* [Exercise aim]:
How many lines of these records hold the string "this"? Reply with the number alone.

[Recorded data]
┄┄┄┄┄┄┄┄┄┄

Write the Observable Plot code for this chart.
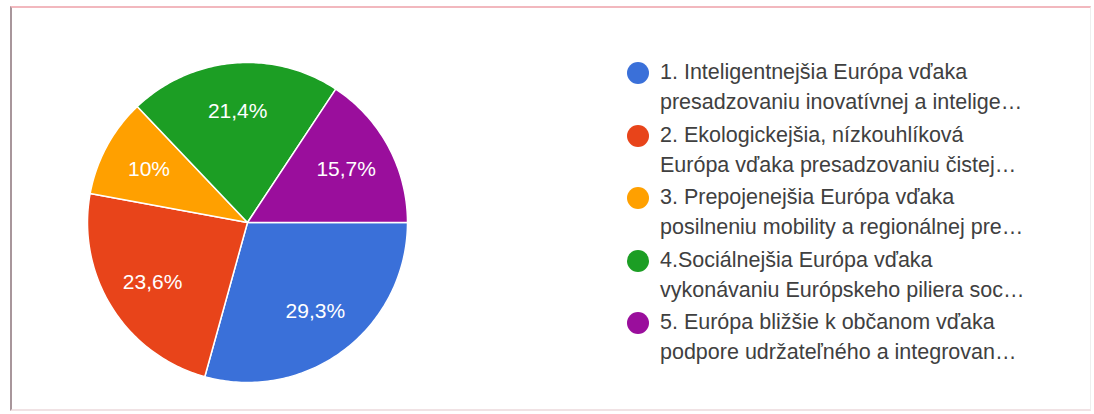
<!DOCTYPE html>
<html>
<head>
<meta charset="utf-8">
<script src="https://cdn.jsdelivr.net/npm/d3@7"></script>
<script src="https://cdn.jsdelivr.net/npm/@observablehq/plot@0.6"></script>
<style>
  html, body { margin: 0; padding: 0; background: #ffffff; }
  #frame { position: relative; width: 1094px; height: 414px; overflow: hidden; background: #fff; }
  #border { position: absolute; left: 10px; top: 6px; width: 1081px; height: 405px;
    border-top: 2px solid #f2b8be; border-left: 2px solid #a8969b;
    border-bottom: 2px solid #f0e2e4; border-right: 1px solid #eeeeee; box-sizing: border-box; }
  #pie { position: absolute; left: 82px; top: 57px; }
  #legend { position: absolute; left: 627px; top: 57px; font-family: "Liberation Sans", Arial, sans-serif;
    font-size: 21.5px; color: #404040; }
  .item { position: relative; padding-left: 33px; line-height: 30px; margin-bottom: 2.5px; white-space: nowrap; }
  .dot { position: absolute; left: 0; top: 5px; width: 22px; height: 22px; border-radius: 50%; }
</style>
</head>
<body>
<div id="frame">
  <div id="border"></div>
  <div id="pie"></div>
  <div id="legend"></div>
</div>
<script>
const categories = ["1", "2", "3", "4", "5"];
const values = [29.3, 23.6, 10, 21.4, 15.7];
const colors = ["#3a70d9", "#e8441a", "#ffa000", "#1c9e24", "#9a0e9c"];
const legendLines = [
  ["1. Inteligentnejšia Európa vďaka", "presadzovaniu inovatívnej a intelige…"],
  ["2. Ekologickejšia, nízkouhlíková", "Európa vďaka presadzovaniu čistej…"],
  ["3. Prepojenejšia Európa vďaka", "posilneniu mobility a regionálnej pre…"],
  ["4.Sociálnejšia Európa vďaka", "vykonávaniu Európskeho piliera soc…"],
  ["5. Európa bližšie k občanom vďaka", "podpore udržateľného a integrovan…"]
];

const fmt = v => String(v).replace(".", ",") + "%";

const arcs = d3.pie().sort(null).startAngle(Math.PI / 2).endAngle(Math.PI / 2 + 2 * Math.PI)(values);

// polygon outline of each slice in unit-circle data coordinates
const slicePts = [];
arcs.forEach((a, i) => {
  const n = Math.max(8, Math.ceil((a.endAngle - a.startAngle) * 60));
  slicePts.push({cat: categories[i], x: 0, y: 0});
  for (let k = 0; k <= n; k++) {
    const t = a.startAngle + (a.endAngle - a.startAngle) * k / n;
    slicePts.push({cat: categories[i], x: Math.sin(t), y: Math.cos(t)});
  }
  slicePts.push({cat: categories[i], x: 0, y: 0});
});

const labelPts = arcs.map((a, i) => {
  const m = (a.startAngle + a.endAngle) / 2;
  return {cat: categories[i], label: fmt(values[i]), x: 0.7 * Math.sin(m), y: 0.7 * Math.cos(m)};
});

const plot = Plot.plot({
  width: 330,
  height: 330,
  margin: 5,
  x: {domain: [-1, 1], axis: null},
  y: {domain: [-1, 1], axis: null},
  color: {domain: categories, range: colors},
  marks: [
    Plot.line(slicePts, {x: "x", y: "y", z: "cat", fill: "cat", stroke: "#ffffff", strokeWidth: 1.5, strokeLinejoin: "round", curve: "linear"}),
    Plot.text(labelPts, {x: "x", y: "y", text: "label", fill: "#ffffff", fontSize: 21, fontFamily: "Liberation Sans, Arial, sans-serif"})
  ]
});
document.getElementById("pie").appendChild(plot);

const legend = document.getElementById("legend");
legendLines.forEach((lines, i) => {
  const item = document.createElement("div");
  item.className = "item";
  const dot = document.createElement("span");
  dot.className = "dot";
  dot.style.background = colors[i];
  item.appendChild(dot);
  lines.forEach(l => {
    const d = document.createElement("div");
    d.textContent = l;
    item.appendChild(d);
  });
  legend.appendChild(item);
});
</script>
</body>
</html>
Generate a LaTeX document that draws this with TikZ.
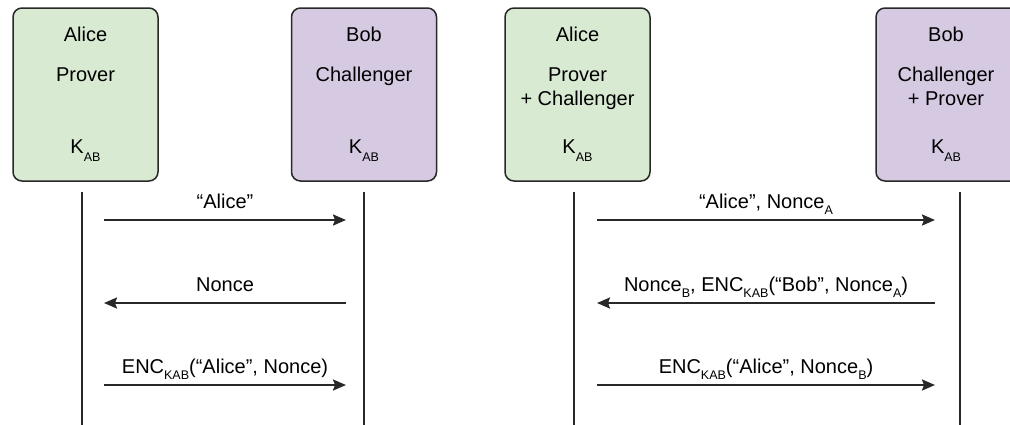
\documentclass[tikz,border=0pt]{standalone}
\usepackage{fontspec}
\setmainfont{Liberation Sans}
\usepackage{xcolor}
\usetikzlibrary{positioning}
\usetikzlibrary{arrows.meta}

\definecolor{provergreen}{RGB}{217,234,211}
\definecolor{challpurple}{RGB}{214,201,226}
\definecolor{linegray}{RGB}{40,40,40}

% small, low subscript
\newcommand{\subtxt}[2][6pt]{\raisebox{-#1}{\fontsize{12.5}{13}\selectfont #2}}

\begin{document}
\begin{tikzpicture}[x=1pt, y=-1pt,
  party/.style = {draw = linegray, line width = 1.5pt, rounded corners = 9pt,
    minimum width = 145pt, minimum height = 173pt, inner sep = 0pt},
  lbl/.style = {font = \fontsize{20}{24}\selectfont, inner sep = 0pt, anchor = base},
  life/.style = {draw = linegray, line width = 2.6pt},
  msg/.style = {draw = linegray, line width = 2.2pt,
    -{Stealth[length = 13pt, width = 11pt, inset = 2pt]}},
  msglbl/.style = {lbl, midway, yshift = 12pt}
]
\clip (0,0) rectangle (1010,424);

% the four parties
\node[party, fill = provergreen] (alice1) at (85.5,94.5) {};
\node[party, fill = challpurple] (bob1) at (364,94.5) {};
\node[party, fill = provergreen] (alice2) at (577.5,94.5) {};
\node[party, fill = challpurple] (bob2) at (948.5,94.5) {};

\node[lbl] (a1name) at (85.5,41) {Alice};
\node[lbl] (a1role) at (85.5,81) {Prover};
\node[lbl] (a1key) at (85.5,153) {K\subtxt[8pt]{AB}};

\node[lbl] (b1name) at (364,41) {Bob};
\node[lbl] (b1role) at (364,81) {Challenger};
\node[lbl] (b1key) at (364,153) {K\subtxt[8pt]{AB}};

\node[lbl] (a2name) at (577.5,41) {Alice};
\node[lbl] (a2role) at (577.5,81) {Prover};
\node[lbl] (a2extra) at (577.5,105) {+ Challenger};
\node[lbl] (a2key) at (577.5,153) {K\subtxt[8pt]{AB}};

\node[lbl] (b2name) at (946,41) {Bob};
\node[lbl] (b2role) at (946,81) {Challenger};
\node[lbl] (b2extra) at (946,105) {+ Prover};
\node[lbl] (b2key) at (946,153) {K\subtxt[8pt]{AB}};

% lifelines
\coordinate (la1) at (82,192);  \coordinate (la1end) at (82,430);
\coordinate (lb1) at (364,192); \coordinate (lb1end) at (364,430);
\coordinate (la2) at (574,192); \coordinate (la2end) at (574,430);
\coordinate (lb2) at (960,192); \coordinate (lb2end) at (960,430);
\draw[life] (la1) -- (la1end);
\draw[life] (lb1) -- (lb1end);
\draw[life] (la2) -- (la2end);
\draw[life] (lb2) -- (lb2end);

% one-way protocol
\coordinate (m1a) at (104,220); \coordinate (m1b) at (346,220);
\coordinate (m2a) at (104,303); \coordinate (m2b) at (346,303);
\coordinate (m3a) at (104,385); \coordinate (m3b) at (346,385);
\draw[msg] (m1a) -- (m1b) node[msglbl] {“Alice”};
\draw[msg] (m2b) -- (m2a) node[msglbl] {Nonce};
\draw[msg] (m3a) -- (m3b) node[msglbl] {ENC\subtxt{KAB}(“Alice”, Nonce)};

% mutual protocol
\coordinate (n1a) at (597,220); \coordinate (n1b) at (935,220);
\coordinate (n2a) at (597,303); \coordinate (n2b) at (935,303);
\coordinate (n3a) at (597,385); \coordinate (n3b) at (935,385);
\draw[msg] (n1a) -- (n1b) node[msglbl] {“Alice”, Nonce\subtxt{A}};
\draw[msg] (n2b) -- (n2a) node[msglbl] {Nonce\subtxt{B}, ENC\subtxt{KAB}(“Bob”, Nonce\subtxt{A})};
\draw[msg] (n3a) -- (n3b) node[msglbl] {ENC\subtxt{KAB}(“Alice”, Nonce\subtxt{B})};
\end{tikzpicture}
\end{document}
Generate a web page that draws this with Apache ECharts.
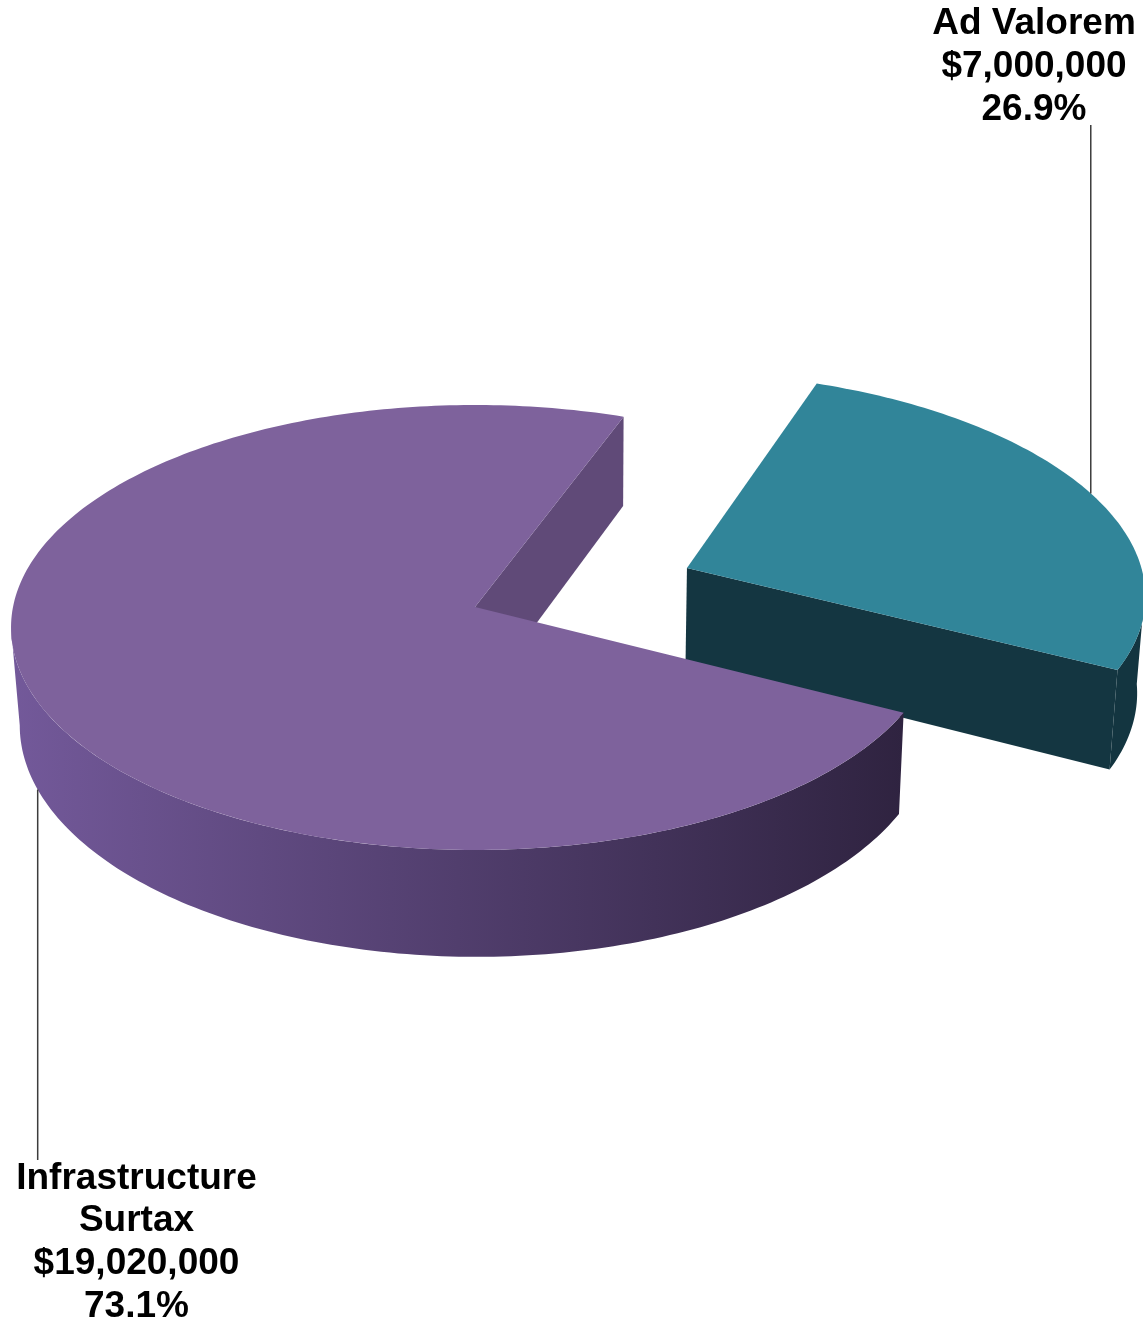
<!DOCTYPE html>
<html>
<head>
<meta charset="utf-8">
<script src="https://cdn.jsdelivr.net/npm/echarts@6/dist/echarts.min.js"></script>
<style>
  html, body { margin: 0; padding: 0; background: #ffffff; }
  #chart { width: 1143px; height: 1325px; }
</style>
</head>
<body>
<div id="chart"></div>
<script>
// Revenue sources
const categories = ['Ad Valorem', 'Infrastructure\nSurtax'];
const amounts = [7000000, 19020000];
const exploded = [0.5, 0];            // radial pull-out, as a fraction of the radius

// Colours: top face, cut face, outer wall
const topColors = ['#318599', '#7E629C'];
const cutColors = ['#143641', '#604A78'];
const wallColors = [
  ['#133540', '#133540'],
  ['#73599A', '#2F2340']
];

// Label placement: centre x, and the y of the label edge nearest the pie
const labelPlaces = [
  { x: 1034, y: 131, side: 'above' },
  { x: 136.5, y: 1157, side: 'below' }
];

// 3D pie geometry
const GEO = {
  cx: 475, cy: 607,     // projected pie centre
  rx: 462, ry: 220.6,   // projected radii
  persp: 0.0921,        // foreshortening of the far side
  depth: 97,            // thickness
  vx: 592, shrink: 0.985,
  startAngle: -27.3     // degrees, counter-clockwise from 3 o'clock
};

const total = amounts.reduce((a, b) => a + b, 0);
const rad = d => d * Math.PI / 180;

// angular span of each slice
const spans = [];
(function () {
  let a = GEO.startAngle;
  amounts.forEach(v => {
    const sweep = v / total * 360;
    spans.push([a, a + sweep]);
    a += sweep;
  });
})();

function offsetOf(i) {
  const mid = rad((spans[i][0] + spans[i][1]) / 2);
  return [exploded[i] * Math.cos(mid), exploded[i] * Math.sin(mid)];
}

// world (X along width, G toward the back, unit radius) -> screen
function proj(X, G, bottom) {
  const w = 1 + GEO.persp * G;
  let sx = GEO.cx + GEO.rx * X / w;
  let sy = GEO.cy - GEO.ry * G / w;
  if (bottom) {
    sx = GEO.vx + (sx - GEO.vx) * GEO.shrink;
    sy += GEO.depth / w;
  }
  return [sx, sy];
}

function rim(i, deg, bottom) {
  const o = offsetOf(i);
  return proj(o[0] + Math.cos(rad(deg)), o[1] + Math.sin(rad(deg)), bottom);
}
function apex(i, bottom) {
  const o = offsetOf(i);
  return proj(o[0], o[1], bottom);
}
function arc(i, a, b, bottom) {
  const n = Math.max(2, Math.ceil(Math.abs(b - a)));
  const pts = [];
  for (let k = 0; k <= n; k++) pts.push(rim(i, a + (b - a) * k / n, bottom));
  return pts;
}

// front half of the outer wall (visible between the two silhouettes)
const silh = Math.asin(GEO.persp) * 180 / Math.PI;
function frontRange(a, b) {
  for (let s = -1; s <= 1; s++) {
    const lo = Math.max(a, 180 + silh + 360 * s);
    const hi = Math.min(b, 360 - silh + 360 * s);
    if (hi > lo) return [lo, hi];
  }
  return null;
}

// far slices are painted first
const order = amounts.map((v, i) => {
  const mid = rad((spans[i][0] + spans[i][1]) / 2);
  return { i, g: Math.sin(mid) + offsetOf(i)[1] };
}).sort((p, q) => q.g - p.g).map(d => d.i);
const rank = [];
order.forEach((i, r) => { rank[i] = r; });

function renderSlice(params, api) {
  const i = params.dataIndex;
  const value = api.value(0);
  const [a, b] = spans[i];
  const base = rank[i] * 10;
  const children = [];

  // radial cut faces turned toward the viewer
  [[a, Math.cos(rad(a)) > 0], [b, Math.cos(rad(b)) < 0]].forEach(([ang, vis]) => {
    if (!vis) return;
    children.push({
      type: 'polygon', z2: base + 1,
      shape: { points: [apex(i, false), rim(i, ang, false), rim(i, ang, true), apex(i, true)] },
      style: { fill: cutColors[i] }
    });
  });

  // outer wall
  const fr = frontRange(a, b);
  if (fr) {
    const pts = arc(i, fr[0], fr[1], false).concat(arc(i, fr[0], fr[1], true).reverse());
    children.push({
      type: 'polygon', z2: base + 2,
      shape: { points: pts },
      style: {
        fill: new echarts.graphic.LinearGradient(0, 0, 1, 0, [
          { offset: 0, color: wallColors[i][0] },
          { offset: 1, color: wallColors[i][1] }
        ])
      }
    });
  }

  // top face
  children.push({
    type: 'polygon', z2: base + 3,
    shape: { points: [apex(i, false)].concat(arc(i, a, b, false)) },
    style: { fill: topColors[i] }
  });

  // leader line and label
  const midDeg = (a + b) / 2;
  const front = Math.sin(rad(midDeg)) < 0;
  const anchor = rim(i, midDeg, front);
  const lp = labelPlaces[i];
  const lineEnd = lp.side === 'above' ? lp.y - 6 : lp.y + 3;
  children.push({
    type: 'line', z2: 100,
    shape: { x1: anchor[0], y1: anchor[1], x2: anchor[0], y2: lineEnd },
    style: { stroke: '#3C3C3C', lineWidth: 1.5 }
  });
  const pct = (value / total * 100).toFixed(1) + '%';
  children.push({
    type: 'text', z2: 101,
    x: lp.x, y: lp.y,
    style: {
      text: categories[i] + '\n$' + value.toLocaleString('en-US') + '\n' + pct,
      font: 'bold 37px "Liberation Sans", Arial, sans-serif',
      lineHeight: 42.7,
      fill: '#000000',
      align: 'center',
      verticalAlign: lp.side === 'above' ? 'bottom' : 'top'
    }
  });

  return { type: 'group', children };
}

const chart = echarts.init(document.getElementById('chart'), null, { renderer: 'canvas' });
chart.setOption({
  backgroundColor: '#ffffff',
  animation: false,
  series: [{
    type: 'custom',
    coordinateSystem: 'none',
    renderItem: renderSlice,
    data: amounts.map((v, i) => ({ name: categories[i], value: [v] }))
  }]
});
</script>
</body>
</html>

┄┄┄┄┄┄┄┄┄┄

* [Finished exercise]:
3